How important is it to involve parents in your work?
–            Naba’a applies a holistic approach in its strategy and program implementation by targeting several groups such as children aged 0-18, parents, teachers and the community as a whole, as well as NGOs and governmental agencies. We work in an integrated way, involving a wide range of individuals and organizations within the community to build a shared approach to achieving our vision, mission and aims. Through our programs and interventions, we recognized that children are more likely to succeed socially, psychologically and academically as opposed to engagement in violent behavior if their families are involved in their education.
–            Implementing activities with parents, gives them opportunity to bridge the gap with their children.
–            It will enhance the trust among them and promote positive parenting in dealing with the problems of their children and adolescents.
–            Finally, working with the children without engaging their parents or community will lead to very little positive change because most of the children’s time is spent with their parents and within the community.
 
Tell us about the success and the challenges of your work.
The main success and impact outlined in terms of achievements, quality and diversity of programs.
–            We have seen a lot of growth in terms of covering more children and communities through our program and initiatives.
–            We are proud of the quick response by Naba’a to the emergency situation created by faced refugee displacement from Syria to Lebanon.
–            Naba’a is certified by Core Humanitarian Standards with regards to the accountability and quality of services.
–            Naba’a is Leading a Child Rights Network “Manara” in 9 Arab Countries in the region.
–            During the past year We reached 18150 children, 9800 young people, 5900 parents and 2750 women through our programs during 2015 till mid of 2016. To ensure our projects deliver a sustainable impact on the lives of the most marginalized groups, Naba’a works not only directly with children but also strengthens the capacity of those influencing their lives. We enable parents and caregivers, teachers, social workers, and local authorities to fulfill their responsibilities towards children, positively interact with them and give them the support they need to develop their full potential. In 2015, 18300 adults participated in awareness-raising activities, workshops on child rights, positive parenting, child protection, reproductive health, conflict transformation, youth led initiatives, children participation, importance of education for children and young persons, child rights governance and complaint mechanisms.
Challenges;
–            The unstable security situation in Lebanon and in the refugee locations.

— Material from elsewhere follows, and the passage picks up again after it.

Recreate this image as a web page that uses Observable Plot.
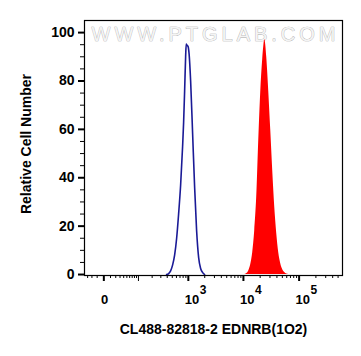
<!DOCTYPE html>
<html><head><meta charset="utf-8">
<script src="https://cdn.jsdelivr.net/npm/d3@7"></script>
<script src="https://cdn.jsdelivr.net/npm/@observablehq/plot@0.6"></script>
<style>body{margin:0;background:#fff;} svg{display:block;}</style>
</head><body><div id="chart"></div>
<script>
// Isotype control (blue outline)
const isotypeX = [389, 426, 465, 508, 554, 605, 659, 719, 783, 818, 854, 891, 914, 941, 990, 1035, 1103, 1201, 1307, 1422, 1548, 1683, 1832, 1992];
const isotypeCount = [0, 0.4, 1.5, 4, 8, 15, 25, 37, 53, 63, 76, 90, 95.3, 94.8, 94.2, 91, 80, 58, 36, 18, 7, 2.5, 0.8, 0];
// EDNRB stained (red filled)
const ednrbX = [10550, 11460, 12450, 13520, 14690, 15960, 17340, 18830, 20450, 22220, 23160, 24130, 25150, 26210, 28480, 30930, 33600, 36500, 39660, 43090, 46810, 50840, 55220, 60000, 65200];
const ednrbCount = [0, 0.4, 1.5, 4, 9, 18, 32, 55, 75, 89, 94, 97, 95, 90, 76, 60, 43, 28, 17, 9, 4.5, 2, 0.8, 0.2, 0];

const xMajorTicks = [0, 1000, 10000, 100000];
const xTickBase = ["0", "10", "10", "10"];
const xTickExp = ["", "3", "4", "5"];
const xMidTicks = [100];
const xMinorTicks = [-30, -20, -10, 10, 20, 30, 40, 50, 60, 70, 80, 90,
  200, 300, 400, 500, 600, 700, 800, 900,
  2000, 3000, 4000, 5000, 6000, 7000, 8000, 9000,
  20000, 30000, 40000, 50000, 60000, 70000, 80000, 90000,
  200000, 300000, 400000, 500000];
const yMajorTicks = [0, 20, 40, 60, 80, 100];
const yMinorTicks = [5, 10, 15, 25, 30, 35, 45, 50, 55, 65, 70, 75, 85, 90, 95];

const xTitle = "CL488-82818-2 EDNRB(1O2)";
const yTitle = "Relative Cell Number";
const watermark = "WWW.PTGLAB.COM";

const blue = isotypeX.map((x, i) => ({x, y: isotypeCount[i]}));
const red = ednrbX.map((x, i) => ({x, y: ednrbCount[i]}));
const xTicks = xMajorTicks.map((v, i) => ({v, base: xTickBase[i], exp: xTickExp[i]}));

const font = "'Liberation Sans', Arial, sans-serif";

const plot = Plot.plot({
  width: 361, height: 356,
  marginLeft: 84, marginRight: 19, marginTop: 20, marginBottom: 81,
  x: {type: "symlog", constant: 31.5, domain: [-38.5, 600000]},
  y: {domain: [-0.4, 105]},
  style: {fontFamily: font, background: "#fff", color: "#000"},
  marks: [
    Plot.text([watermark], {frameAnchor: "top", dy: 20.7, lineAnchor: "bottom", fontSize: 20, fill: "#f4f4f4", stroke: "#a8a8a8", strokeWidth: 0.7}),
    Plot.areaY(red, {x: "x", y: "y", fill: "#ff0000", curve: "monotone-x"}),
    Plot.lineY(blue, {x: "x", y: "y", stroke: "#1a1a96", strokeWidth: 1.6, curve: "monotone-x"}),
    Plot.frame({stroke: "#000", strokeWidth: 1.2}),
    Plot.axisY(yMajorTicks, {anchor: "left", tickSize: 6, tickPadding: 4, fontSize: 14, fontWeight: "bold", strokeWidth: 2, label: null}),
    Plot.axisY(yMinorTicks, {anchor: "left", tickSize: 4, tickFormat: () => "", label: null}),
    Plot.axisX(xMajorTicks, {anchor: "bottom", tickSize: 6, strokeWidth: 2, tickFormat: () => "", label: null}),
    Plot.axisX(xMidTicks, {anchor: "bottom", tickSize: 6, tickFormat: () => "", label: null}),
    Plot.axisX(xMinorTicks, {anchor: "bottom", tickSize: 3, tickFormat: () => "", label: null}),
    Plot.text(xTicks.filter(d => d.exp === ""), {x: "v", text: "base", frameAnchor: "bottom", lineAnchor: "bottom", dy: 28.3, dx: 0.7, fontSize: 13, fontWeight: "bold", fill: "#000"}),
    Plot.text(xTicks.filter(d => d.exp !== ""), {x: "v", text: "base", frameAnchor: "bottom", lineAnchor: "bottom", textAnchor: "start", dy: 28.3, dx: -3.5, fontSize: 13, fontWeight: "bold", fill: "#000"}),
    Plot.text(xTicks.filter(d => d.exp !== ""), {x: "v", text: "exp", frameAnchor: "bottom", lineAnchor: "bottom", textAnchor: "start", dy: 18.3, dx: 11.5, fontSize: 12, fontWeight: "bold", fill: "#000"}),
    Plot.text([xTitle], {frameAnchor: "bottom", lineAnchor: "bottom", dy: 58, fontSize: 14, fontWeight: "bold", fill: "#000"}),
    Plot.text([yTitle], {frameAnchor: "left", textAnchor: "middle", lineAnchor: "middle", rotate: -90, dx: -58, dy: -4, fontSize: 14, fontWeight: "bold", fill: "#000"})
  ]
});

d3.select(plot).selectAll("text")
  .filter(function() { return this.textContent === watermark; })
  .attr("textLength", 244).attr("lengthAdjust", "spacing");

document.getElementById("chart").appendChild(plot);
</script>
</body></html>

–            Limited funds which prevent implementation of long term projects, so you it is difficult sometimes to measure the impact of our intervention.
–            The Number of the international NGOs, who pay higher salaries than LNGOs, thereby resulting regular staff turnovers.
 
What is your dream for the future of Lebanese children?
For the future of Lebanese children, we have a lot of dreams or suggestions;
–            The law of “Education is obligatory for all” is activated and practiced in all Lebanese areas and locations
–            The most marginalized and impoverished children are protected from being abused by others.
–            The most marginalized children are protected from risky behaviour such as drugs, etc…
–            All work on the well being of the children living in very poor areas and being neglected.